In our example, we have the sine function \( y = \frac{3}{2} \sin\left(\frac{2}{3} x\right) \). Here, the coefficient \( a \) is \( \frac{3}{2} \). Therefore, the amplitude can be found by:

• Taking the absolute value of \( \frac{3}{2} \)
• Computing \( \left| \frac{3}{2} \right| = \frac{3}{2} \)

The amplitude tells us how tall each "hill" and "valley" of the sine wave rise above or fall below the center line of the graph.

The period of a sine function tells us how long it takes for the wave to complete one full cycle. This is the horizontal length of one complete wave. For sine waves, calculating the period involves the formula \( \frac{2\pi}{b} \), where \( b \) is the coefficient that modifies \( x \) in the sine function.

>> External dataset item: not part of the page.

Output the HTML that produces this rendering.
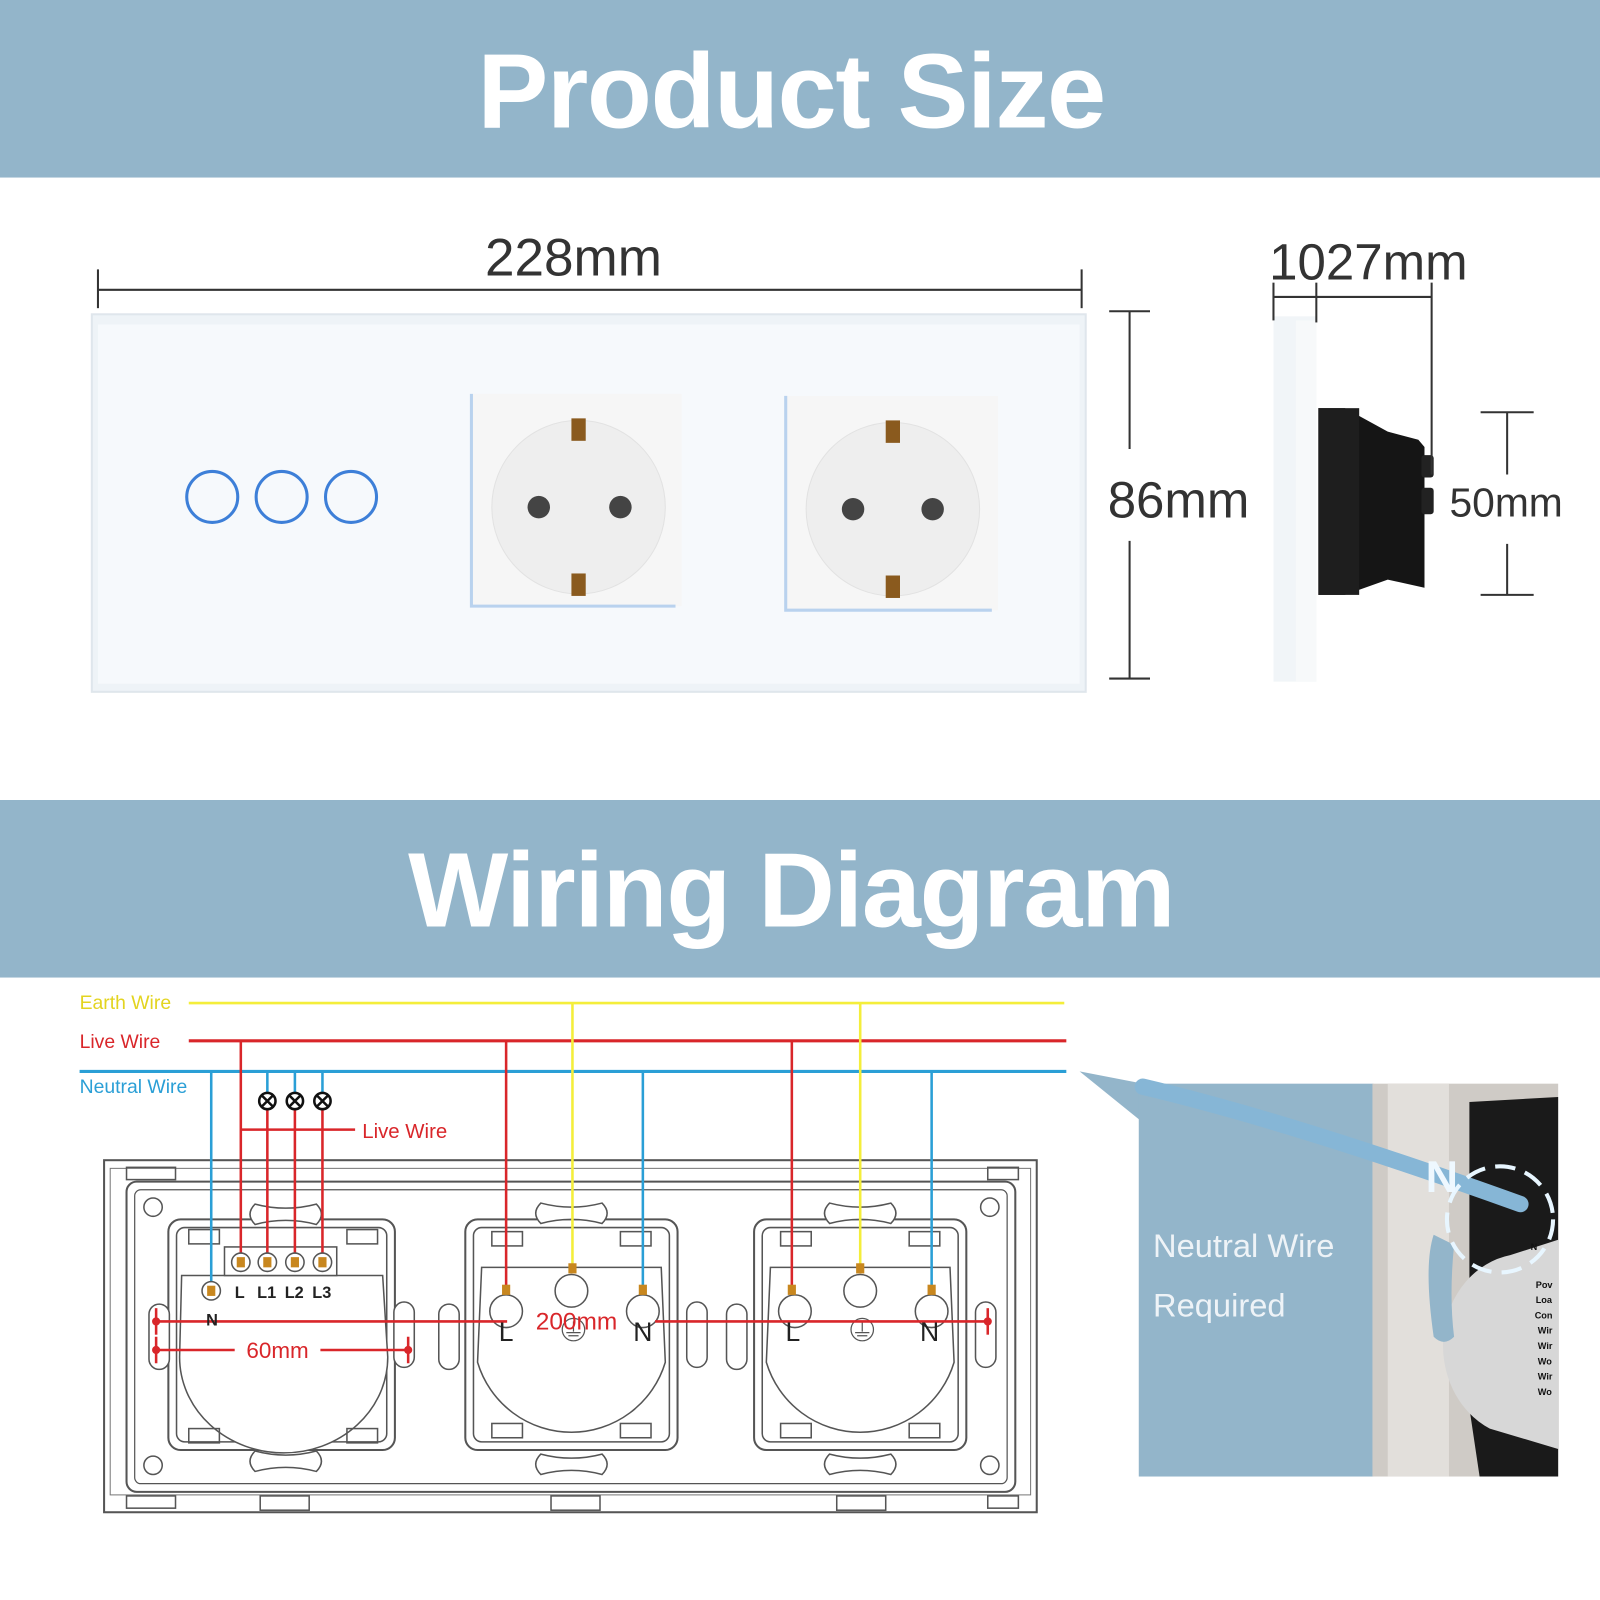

In our case, we are working with the function \( y = \frac{3}{2} \sin\left(\frac{2}{3} x\right) \). Here, \( b \) is \( \frac{2}{3} \). To find the period:

• Apply the formula: \( \frac{2\pi}{b} \)
• Substitute \( b = \frac{2}{3} \) into the equation, obtaining \( \frac{2\pi}{\frac{2}{3}} = 3\pi \)

Thus, the period is \( 3\pi \), meaning the wave repeats itself every \( 3\pi \) units along the x-axis.

The sine function is one of the main trigonometric functions and plays a vital role in describing periodic phenomena. Its general form is \( y = a \sin(bx) + c \), where:

• \( a \) affects the amplitude (height of the wave)
• \( b \) influences the period (length of one complete cycle)
• \( c \) determines vertical shifts, moving the graph up or down

In essence, the sine function outputs values based on the input angle \( x \), rendering it periodic, which means it repeats its pattern at regular intervals.

Sine waves are characterized by their smooth oscillating pattern. They begin at the origin \( (0,0) \), rise to a peak, dip to a trough, and then return to the axis, completing one full cycle over its period. It's this repeating quality that makes sine functions so essential for modeling waves, whether they be sound, light, or even tides.